This is Wayne Thrift from Marriott Vacation Club’s Owner Referral Department, this special offer is due to expire on January 14, 2015.   I would just like to share with you some exciting promotional offers to vacation with us. We are currently offering 13 different destinations for Non-Owners Registering for the promotion with a small deposit of $199.  This deposit awards you a complementary Vacation Planner who will help finalize all the travel arrangements and a Vacation Voucher that is good for 12 months. As long as you give a 30 day notice, you may cancel or re-schedule your trip to better accommodate your traveling needs, and even change destinations as many times as you like at no additional cost. 

Here is the list of destinations that are available to you right now:

·         Resort Overview - Aruba Surf Club (Palm Beaches, Aruba)         

·         Resort Overview - Canyon Villas (Phoenix, Arizona)        

·         Resort Overview - Grand Chateau (Las Vegas, Nevada)  

·         Resort Overview - Grande Vista (Orlando, Florida)          

·         Resort Overview - Ko Olina Beach Club (Oahu, Hawaii)   

·         Resort Overview - Maui Ocean Club (Maui, Hawaii)         

·         Resort Overview - Newport Coast Villas (Newport, California)      

·         Resort Overview - Ocean Pointe (The Palm Beaches, Florida)

·         Resort Overview - Ocean Watch (Myrtle Beach, South Carolina)  

·         Resort Overview - Shadow Ridge (Palm Desert, California)         

·         Resort Overview - Surf Watch (Hilton Head, South Carolina)       

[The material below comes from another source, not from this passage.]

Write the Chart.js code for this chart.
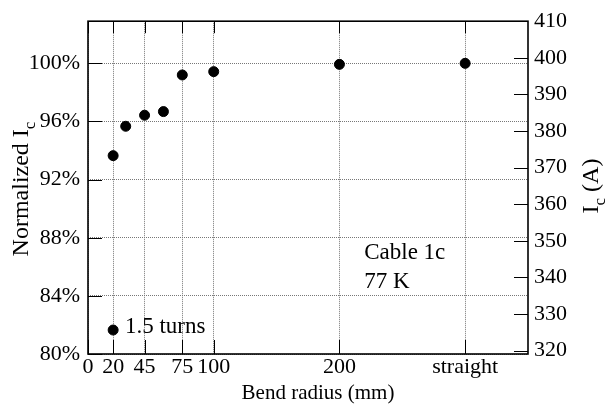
<!DOCTYPE html>
<html>
<head>
<meta charset="utf-8">
<script src="https://cdn.jsdelivr.net/npm/chart.js@4/dist/chart.umd.min.js"></script>
<style>
  html, body { margin: 0; padding: 0; background: #fff; }
  #wrap { width: 605px; height: 407px; }
</style>
</head>
<body>
<div id="wrap"><canvas id="c" width="605" height="407"></canvas></div>
<script>
// ---- data ----
const bendRadius = [20, 30, 45, 60, 75, 100, 200, 300];          // 300 = "straight"
const normalizedIc = [93.65, 95.67, 96.43, 96.68, 99.2, 99.43, 99.93, 100.0];
const turnsRadius = [20];
const turnsIc = [81.65];
const xTickValues = [0, 20, 45, 75, 100, 200, 300];
const xTickLabels = ['0', '20', '45', '75', '100', '200', 'straight'];
const yTickValues = [80, 84, 88, 92, 96, 100];
const y2TickValues = [320, 330, 340, 350, 360, 370, 380, 390, 400, 410];
const annotations = [
  { text: '1.5 turns', x: 29.4, y: 81.86 },
  { text: 'Cable 1c', x: 219.7, y: 86.94 },
  { text: '77 K', x: 219.7, y: 84.97 }
];

const FONT = 'Liberation Serif';
const TICK_FONT = { family: FONT, size: 22 };

function drawSubText(ctx, parts, cx, cy, rot, size) {
  ctx.save();
  ctx.translate(cx, cy);
  ctx.rotate(rot);
  ctx.fillStyle = '#000';
  ctx.textBaseline = 'alphabetic';
  ctx.textAlign = 'left';
  let w = 0;
  const meas = parts.map(p => {
    ctx.font = (p.sub ? Math.round(size * 0.7) : size) + 'px "' + FONT + '"';
    const m = ctx.measureText(p.t).width;
    w += m;
    return m;
  });
  let x = -w / 2;
  const base = size * 0.33;
  parts.forEach((p, i) => {
    ctx.font = (p.sub ? Math.round(size * 0.7) : size) + 'px "' + FONT + '"';
    ctx.fillText(p.t, x, base + (p.sub ? size * 0.28 : 0));
    x += meas[i];
  });
  ctx.restore();
}

const framePlugin = {
  id: 'frame',
  afterDatasetsDraw(chart) {
    const { ctx, chartArea: a, scales } = chart;
    ctx.save();
    ctx.strokeStyle = '#000';
    ctx.lineWidth = 1;
    ctx.beginPath();
    xTickValues.forEach(v => {
      const px = Math.round(scales.x.getPixelForValue(v)) + 0.5;
      ctx.moveTo(px, a.bottom); ctx.lineTo(px, a.bottom - 14);
      ctx.moveTo(px, a.top); ctx.lineTo(px, a.top + 12);
    });
    yTickValues.forEach(v => {
      const py = Math.round(scales.y.getPixelForValue(v)) + 0.5;
      ctx.moveTo(a.left, py); ctx.lineTo(a.left + 14, py);
    });
    y2TickValues.forEach(v => {
      const py = Math.round(scales.y2.getPixelForValue(v)) + 0.5;
      ctx.moveTo(a.right, py); ctx.lineTo(a.right - 14, py);
    });
    ctx.stroke();
    ctx.lineWidth = 1.6;
    ctx.strokeRect(a.left, a.top, a.right - a.left, a.bottom - a.top);
    ctx.restore();

    ctx.save();
    ctx.fillStyle = '#000';
    ctx.font = '23px "' + FONT + '"';
    ctx.textBaseline = 'middle';
    ctx.textAlign = 'left';
    annotations.forEach(an => {
      ctx.fillText(an.text, scales.x.getPixelForValue(an.x), scales.y.getPixelForValue(an.y));
    });
    ctx.restore();

    drawSubText(ctx, [{ t: 'Bend radius (mm)' }], 318, 392, 0, 21);
    drawSubText(ctx, [{ t: 'Normalized I' }, { t: 'c', sub: true }], 20, 189, -Math.PI / 2, 24);
    drawSubText(ctx, [{ t: 'I' }, { t: 'c', sub: true }, { t: ' (A)' }], 590, 186, -Math.PI / 2, 24);
  }
};

new Chart(document.getElementById('c'), {
  type: 'scatter',
  data: {
    datasets: [
      {
        label: 'Cable 1c',
        data: bendRadius.map((r, i) => ({ x: r, y: normalizedIc[i] })),
        backgroundColor: '#000', borderColor: '#000',
        pointRadius: 5, pointHoverRadius: 5, yAxisID: 'y'
      },
      {
        label: '1.5 turns',
        data: turnsRadius.map((r, i) => ({ x: r, y: turnsIc[i] })),
        backgroundColor: '#000', borderColor: '#000',
        pointRadius: 5, pointHoverRadius: 5, yAxisID: 'y'
      }
    ]
  },
  options: {
    responsive: false,
    animation: false,
    events: [],
    layout: { padding: { top: 21, left: 0, right: 0, bottom: 0 } },
    plugins: { legend: { display: false }, tooltip: { enabled: false } },
    scales: {
      x: {
        type: 'linear', position: 'bottom', min: 0, max: 350,
        afterBuildTicks: s => { s.ticks = xTickValues.map(v => ({ value: v })); },
        afterFit: s => { s.height = 53; },
        ticks: {
          font: TICK_FONT, color: '#000', padding: 0, maxRotation: 0, autoSkip: false,
          callback: v => { const i = xTickValues.indexOf(v); return i >= 0 ? xTickLabels[i] : ''; }
        },
        grid: { display: true, drawTicks: false, color: '#777', lineWidth: 1 },
        border: { display: false, dash: [1, 1] }
      },
      y: {
        type: 'linear', position: 'left', min: 80, max: 102.9,
        afterBuildTicks: s => { s.ticks = yTickValues.map(v => ({ value: v })); },
        afterFit: s => { s.width = 88; },
        ticks: { font: TICK_FONT, color: '#000', padding: 8, callback: v => v + '%' },
        grid: { display: true, drawTicks: false, color: '#777', lineWidth: 1 },
        border: { display: false, dash: [1, 1] }
      },
      y2: {
        type: 'linear', position: 'right', min: 319.1, max: 410,
        afterBuildTicks: s => { s.ticks = y2TickValues.map(v => ({ value: v })); },
        afterFit: s => { s.width = 77; },
        ticks: { font: TICK_FONT, color: '#000', padding: 6, callback: v => String(v) },
        grid: { display: false, drawTicks: false },
        border: { display: false }
      }
    }
  },
  plugins: [framePlugin]
});
</script>
</body>
</html>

·         Resort Overview - Kauai Beach Club (Kauai, Hawaii)

·         Resort Overview – Frenchman’s Reef (St. Thomas, Virgin Islands)

Vacation Packages start with a 3, 4, or 5 night stay, and you can add on additional nights if desired, and some packages are already priced for $199 for the entire stay.

*Prices subject to change based on availability and time of purchase*

I look forward to speaking with you soon, and if you have any questions please feel free to contact me directly.


----------



## NYFLTRAVELER (Jan 12, 2015)

NboroGirl said:


> Here is an email I received last Wed. from a Marriott vacation planner. It states that it is for NON-owners, so I don't know why they sent it to us.  At first glance, you think it costs $199, but it's *a small deposit* of $199.  I don't know what the actual cost is:
> 
> This is Wayne Thrift from Marriott Vacation Club’s Owner Referral Department, this special offer is due to expire on January 14, 2015.   I would just like to share with you some exciting promotional offers to vacation with us. We are currently offering 13 different destinations for Non-Owners Registering for the promotion with a small deposit of $199.  This deposit awards you a complementary Vacation Planner who will help finalize all the travel arrangements and a Vacation Voucher that is good for 12 months. As long as you give a 30 day notice, you may cancel or re-schedule your trip to better accommodate your traveling needs, and even change destinations as many times as you like at no additional cost.
> 
> ...



I am curious as to which locations and which dates - yes the $199 is a downpayment and then they charge the balance over 8 months to a credit card. It is not $199 for the trip.  I was just offered an encore package for those same properties for varying pricing depending on location and time of year. I will look for that paper and post those options and see if this is similar deal.


----------



## rjmill89 (Jan 12, 2015)

Here is the followup email I received just today.......I was charged $99 as a deposit and can go to Las Vegas for that price....depending if I stay on a Saturday night...


Dear Family,
First, congratulations on being one of the owners selected for this special promotion.  As a valued Marriott Vacation Club® Owner, we invite you to enjoy a unique opportunity to get away to:

FLORIDA

Grande Vista, Orlando
4 Days/ 3 Nights, 1 Bedroom Villa $199 
(Additional nights are based on availability)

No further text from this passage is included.